Most organizations treat the business proposal one pager as a static marketing document rather than a functional control mechanism. By the time leadership reviews the summary, the underlying project plan is often already untethered from actual resources or financial reality. This disconnect is where strategy goes to die. When a one pager exists solely to inform rather than to govern, it obscures the reality of execution. Integrating the business proposal one pager into operational control is not about formatting; it is about establishing a shared version of truth that forces rigor at the point of inception.
The Real Problem
In most large enterprises, the disconnect between the approval phase and the execution phase is profound. Leaders mistake a well-structured pitch for a feasible plan. They review a one pager, sign off on the projected outcomes, and assume the organization has the capacity to deliver. In reality, that document is frequently decoupled from the operational reality of the teams tasked with doing the work.
What leaders misunderstand is that a one pager should not be a static artifact. Instead, it should be the living record of the project’s mandate. When this document is stored in a disconnected repository like a file share or an email chain, it stops being a tool for oversight. It becomes an archive of past intentions, while the execution team operates on a separate, often unaligned set of assumptions.
What Good Actually Looks Like
Strong operators treat the initial business proposal as a set of bounded constraints. They require that the document define not just the goal, but the success metrics, resource commitments, and the specific stage-gate requirements for the project lifecycle. In this environment, the proposal is the first stage of formal project portfolio management.
Good governance requires that the one pager maps directly to the organization’s financial reporting structure. If the proposed outcome cannot be tracked through a formal validation process, it is not an initiative worth funding. Ownership is transparent, the cadence of reporting is pre-defined at inception, and the accountability is tied to the measurable achievement of the value promised in the original proposal.

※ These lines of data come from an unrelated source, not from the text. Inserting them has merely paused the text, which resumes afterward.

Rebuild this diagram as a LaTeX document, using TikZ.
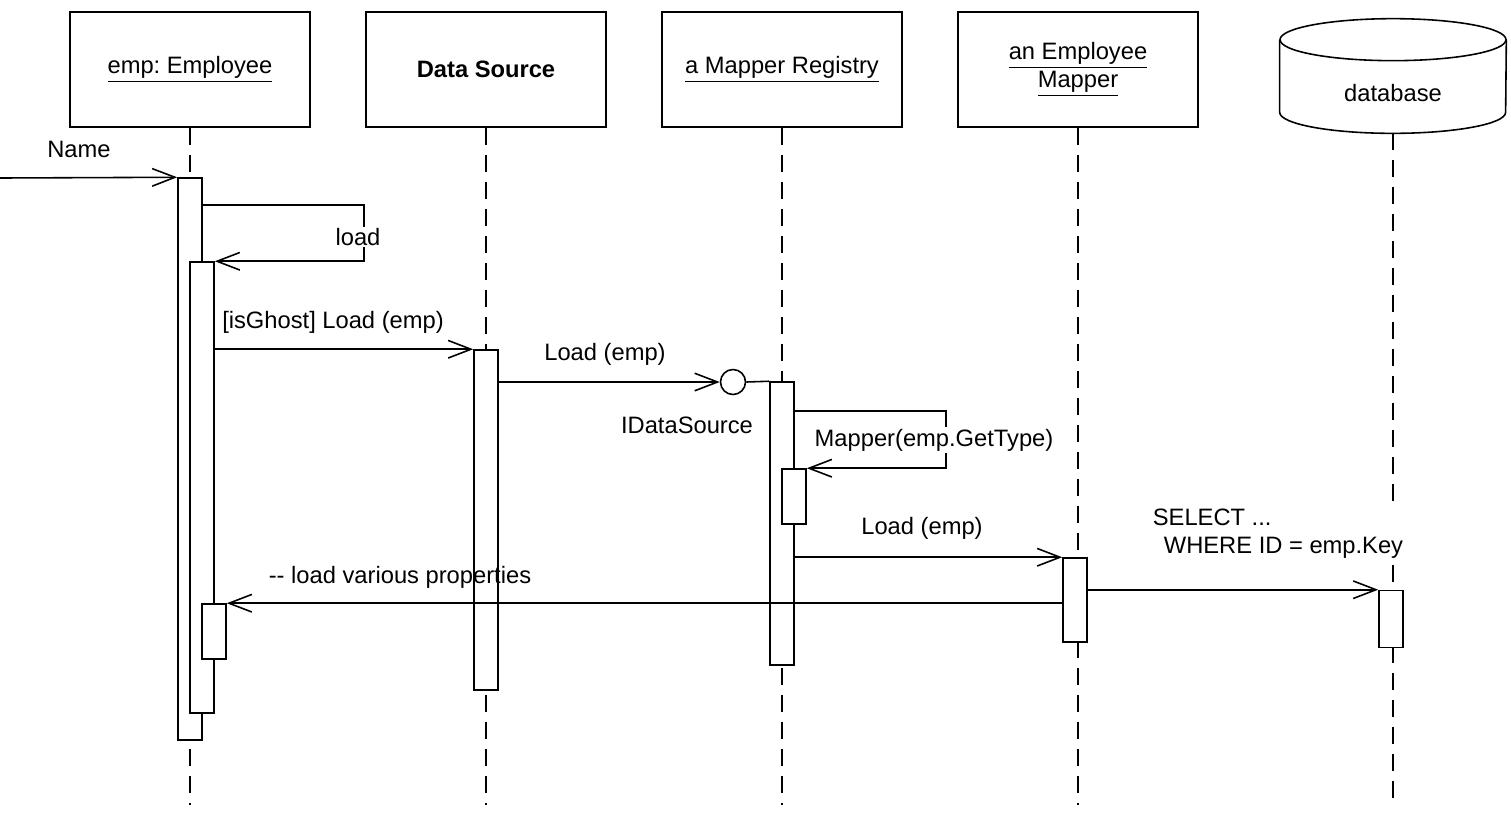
\documentclass[tikz,border=0pt]{standalone}
\usepackage{fontspec}
\setmainfont{Liberation Sans}
\frenchspacing
\usepackage{tikz}
\usetikzlibrary{shapes.geometric, arrows.meta, positioning}
\tikzstyle{objbox}   = [rectangle, draw=black, line width=0.9pt, fill=white, minimum width=4.8cm, minimum height=2.3cm, text centered]
\tikzstyle{dbshape}  = [rectangle, inner sep=0pt, minimum width=4.52cm, minimum height=2.28cm]
\tikzstyle{dbline}   = [line width=0.9pt]
\tikzstyle{actbar}   = [rectangle, draw=black, line width=0.9pt, fill=white, minimum width=0.48cm, inner sep=0pt]
\tikzstyle{lifeline} = [line width=0.7pt, dash pattern=on 0.34cm off 0.2cm]
\tikzstyle{msg}      = [line width=0.9pt, -{Straight Barb[length=13pt,width=10pt]}]
\tikzstyle{lbl}      = [inner sep=1pt]
\tikzset{every node/.style={align=center}}

\begin{document}
\begin{tikzpicture}[x=0.02cm, y=-0.02cm, font=\fontsize{13.5}{16}\selectfont]
    \useasboundingbox (0,0) rectangle (1511,816);

    \node (emp)    [objbox]  at (190,69.5)  {\underline{emp: Employee}};
    \node (dsrc)   [objbox]  at (486,69.5)  {\textbf{Data Source}};
    \node (reg)    [objbox]  at (782,69.5)  {\underline{a Mapper Registry}};
    \node (empmap) [objbox]  at (1078,69.5) {\underline{an Employee}\\\underline{Mapper}};
    \node (db)     [dbshape, label={[yshift=-0.34cm]center:database}] at (1393,76) {};
    \draw [dbline] ([yshift=-0.42cm]db.north west) -- ([yshift=0.42cm]db.south west)
        arc [start angle=180, end angle=360, x radius=2.26cm, y radius=0.42cm] -- ([yshift=-0.42cm]db.north east);
    \draw [dbline] ([yshift=-0.42cm]db.north) ellipse [x radius=2.26cm, y radius=0.42cm];

    \coordinate (empend)    at (190,805);
    \coordinate (dsrcend)   at (486,805);
    \coordinate (regend)    at (782,805);
    \coordinate (empmapend) at (1078,805);
    \coordinate (dbend)     at (1393,805);
    \coordinate (start)     at (0,178);

    \draw [lifeline] (emp.south)    -- (empend);
    \draw [lifeline] (dsrc.south)   -- (dsrcend);
    \draw [lifeline] (reg.south)    -- (regend);
    \draw [lifeline] (empmap.south) -- (empmapend);
    \draw [lifeline] (db.south)     -- (dbend);

    \node (a1)    [actbar, minimum height=11.24cm] at (190,459)   {};
    \node (a2)    [actbar, minimum height=9.02cm]  at (202,487.5) {};
    \node (a3)    [actbar, minimum height=1.1cm]   at (214,631.5) {};
    \node (ds)    [actbar, minimum height=6.8cm]   at (486,520)   {};
    \node (mr)    [actbar, minimum height=5.66cm]  at (782,523.5) {};
    \node (mr2)   [actbar, minimum height=1.1cm]   at (794,496.5) {};
    \node (em)    [actbar, minimum height=1.68cm]  at (1075,600)  {};
    \node (dbbar) [actbar, minimum height=1.14cm]  at (1391,619)  {};
    \node (iface) [circle, draw=black, line width=0.9pt, fill=white, minimum size=0.5cm, inner sep=0pt] at (733,382) {};

    \draw [msg] (start) -- (a1.north west);
    \draw [msg] ([yshift=-0.56cm]a1.north east) -| ([xshift=2.98cm]a2.north east) -- (a2.north east);
    \draw [msg] (a2.east |- ds.north) -- (ds.north west);
    \draw [msg] (ds.east |- iface) -- (iface.west);
    \draw [line width=0.9pt] (iface.east) -- (mr.north west);
    \draw [msg] ([yshift=-0.6cm]mr.north east) -| ([xshift=2.78cm]mr2.north east) -- (mr2.north east);
    \draw [msg] (mr.east |- em.north) -- (em.north west);
    \draw [msg] (em.east |- dbbar.north) -- (dbbar.north west);
    \draw [msg] (em.west |- a3.north) -- (a3.north east);

    \node (lname)   [lbl]             at (79,149)  {Name};
    \node (lload)   [lbl, fill=white] at (358,237) {load};
    \node (lghost)  [lbl]             at (333,322) {[isGhost] Load (emp)};
    \node (lload2)  [lbl]             at (605,354) {Load (emp)};
    \node (lidata)  [lbl]             at (687,425) {IDataSource};
    \node (lmapper) [lbl, fill=white] at (934,440) {Mapper(emp.GetType)};
    \node (lload3)  [lbl]             at (922,528) {Load (emp)};
    \node (lselect) [lbl, fill=white, align=left] at (1278,534) {SELECT ...\\\hspace*{0.22cm}WHERE ID = emp.Key};
    \node (lprops)  [lbl]             at (400,577) {-{}- load various properties};
\end{tikzpicture}
\end{document}
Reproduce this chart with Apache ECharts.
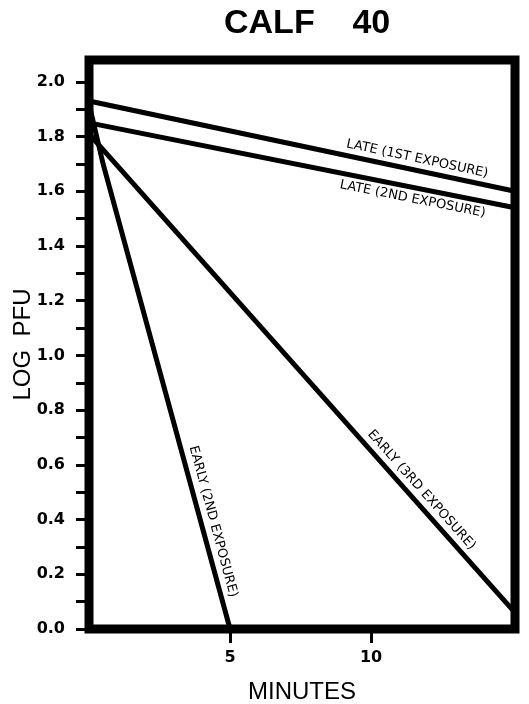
<!DOCTYPE html>
<html>
<head>
<meta charset="utf-8">
<script src="https://cdn.jsdelivr.net/npm/echarts@6/dist/echarts.min.js"></script>
<style>html,body{margin:0;padding:0;background:#fff;}#c{width:529px;height:704px;}</style>
</head>
<body>
<div id="c"></div>
<script>
// Data: [minutes, log PFU]
var late1st = [[0, 1.93], [15.1, 1.60]];
var late2nd = [[0, 1.85], [15.1, 1.54]];
var early2nd = [[0, 1.92], [0.5, 1.70], [5, 0]];
var early3rd = [[0, 1.81], [15.1, 0.06]];

var seriesNames = ['LATE (1ST EXPOSURE)', 'LATE (2ND EXPOSURE)', 'EARLY (2ND EXPOSURE)', 'EARLY (3RD EXPOSURE)'];

var yTickValues = [0, 0.1, 0.2, 0.3, 0.4, 0.5, 0.6, 0.7, 0.8, 0.9, 1.0, 1.1, 1.2, 1.3, 1.4, 1.5, 1.6, 1.7, 1.8, 1.9, 2.0];
var yLabelValues = [0, 0.2, 0.4, 0.6, 0.8, 1.0, 1.2, 1.4, 1.6, 1.8, 2.0];
var xTickValues = [5, 10];

var chart = echarts.init(document.getElementById('c'), null, {renderer: 'canvas'});

function mkSeries(name, data, pos, dist) {
  return {
    name: name,
    type: 'line',
    data: data,
    symbol: 'none',
    silent: true,
    lineStyle: {color: '#000', width: 5, cap: 'butt'},
    markLine: {
      silent: true,
      symbol: 'none',
      animation: false,
      lineStyle: {color: 'rgba(0,0,0,0)', width: 1, type: 'solid'},
      label: {
        show: true,
        opacity: 1,
        position: pos,
        distance: dist,
        formatter: name,
        color: '#000',
        fontFamily: 'DejaVu Sans',
        fontSize: 13
      },
      data: [[{coord: data[0]}, {coord: data[data.length - 1]}]]
    }
  };
}

chart.setOption({
  animation: false,
  backgroundColor: '#fff',
  title: {
    text: 'CALF    40',
    left: 224,
    top: 7,
    padding: 0,
    textStyle: {fontFamily: 'Liberation Sans', fontWeight: 'bold', fontSize: 34, color: '#000'}
  },
  grid: {
    left: 89, right: 14, top: 60, bottom: 75,
    outerBoundsMode: 'none',
    containLabel: false,
    show: true, borderWidth: 9, borderColor: '#000', backgroundColor: 'transparent'
  },
  xAxis: {
    type: 'value', min: 0, max: 15.1,
    name: 'MINUTES', nameLocation: 'middle', nameGap: 51, nameMoveOverlap: false,
    nameTextStyle: {fontFamily: 'Liberation Sans', fontSize: 24, color: '#000'},
    axisLine: {show: false},
    splitLine: {show: false},
    axisTick: {show: true, customValues: xTickValues, length: 14, lineStyle: {color: '#000', width: 3}},
    axisLabel: {customValues: xTickValues, margin: 21, fontFamily: 'DejaVu Sans', fontWeight: 'bold', fontSize: 16, color: '#000'}
  },
  yAxis: {
    type: 'value', min: 0, max: 2.08,
    name: 'LOG  PFU', nameLocation: 'middle', nameGap: 54, nameRotate: 90, nameMoveOverlap: false,
    nameTextStyle: {fontFamily: 'Liberation Sans', fontSize: 24, color: '#000'},
    axisLine: {show: false},
    splitLine: {show: false},
    axisTick: {show: true, customValues: yTickValues, length: 13, lineStyle: {color: '#000', width: 3}},
    axisLabel: {customValues: yLabelValues, margin: 24, fontFamily: 'DejaVu Sans', fontWeight: 'bold', fontSize: 16, color: '#000',
      formatter: function (v) { return v.toFixed(1); }}
  },
  series: [
    mkSeries(seriesNames[0], late1st, 'insideEndTop', [30, 5]),
    mkSeries(seriesNames[1], late2nd, 'insideEndBottom', [28, 5]),
    mkSeries(seriesNames[2], early2nd, 'insideEndTop', [30, 5]),
    mkSeries(seriesNames[3], early3rd, 'insideEndTop', [76, 5])
  ]
});
</script>
</body>
</html>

How Execution Leaders Handle This
Execution leaders move away from subjective status reporting. They use the proposal as a baseline to monitor business transformation initiatives through a rigorous governance framework. They do not accept vague progress updates; they insist on a mechanism where progress is linked to specific milestones that were approved at the project’s inception.
This involves a cross-functional control where finance, operations, and strategy review the alignment between the original intent and the current trajectory. If the project drifts from the one pager’s core business case, it is flagged immediately for a “stop or pivot” decision. This is not about administrative overhead; it is about protecting limited organizational capital from project creep.
Implementation Reality
Key Challenges
The primary blocker is the cultural belief that formal governance stifles agility. In truth, lack of governance is the greatest inhibitor of speed, as it leads to wasted effort on initiatives that fail to move the needle.
What Teams Get Wrong
Teams often treat the proposal as a “get out of jail free” card. They prioritize initial approval over long-term outcome validation. They fail to build the necessary hooks into the system to verify that the value proposed is actually being delivered once the project goes live.
Governance and Accountability Alignment
Decision rights must be clear. The team who wrote the proposal must be the same team responsible for the realization of the benefits. When these are separated, accountability dissolves.
How Cataligent Fits
For organizations that need to bridge the gap between initial intent and operational results, Cataligent provides the infrastructure to enforce this link. CAT4 transforms the static one pager into a dynamic project record that lives within the enterprise execution flow.
CAT4 enforces controller-backed closure, meaning a project cannot be moved to the closed state until the financial impact is verified against the initial business case. Through formal stage gate governance, the system ensures that the commitments made in the original proposal are never lost in the noise of daily execution. By managing projects across the organization through a unified hierarchy, it provides leadership with the reporting visibility needed to ensure that every active initiative is still delivering against its original mandate.
Conclusion
The business proposal one pager must shift from being a communication tool to a functional instrument of governance. Without this shift, organizations will continue to fund initiatives that lack a clear path to measurable value. By embedding the proposal into your operational control systems, you create an unbreakable link between your strategic intent and your final results. Stop treating the proposal as a document and start treating it as the primary contract for execution.
Q: How can a CFO ensure that the initiatives they approve actually deliver promised value?
A: A CFO must mandate a system that ties financial confirmation to project closure, effectively gating the release of full project status until benefits are independently validated. This prevents the common trap of closing out projects based on task completion rather than measurable outcomes.
Q: As a consultant, how do I keep my clients focused on the original business case?
A: Use a platform that requires all updates and pivots to reference the initial project mandate stored in the system. This forces a conversation about scope and value every time a change is requested, ensuring alignment remains constant throughout the delivery.
Q: Does formalizing the one pager make our reporting processes slower?
A: It actually increases speed by eliminating the need for manual data consolidation and subjective status updates. By automating the reporting rhythm against predefined governance rules, leadership receives clear, data-backed insights without the latency of manual aggregation.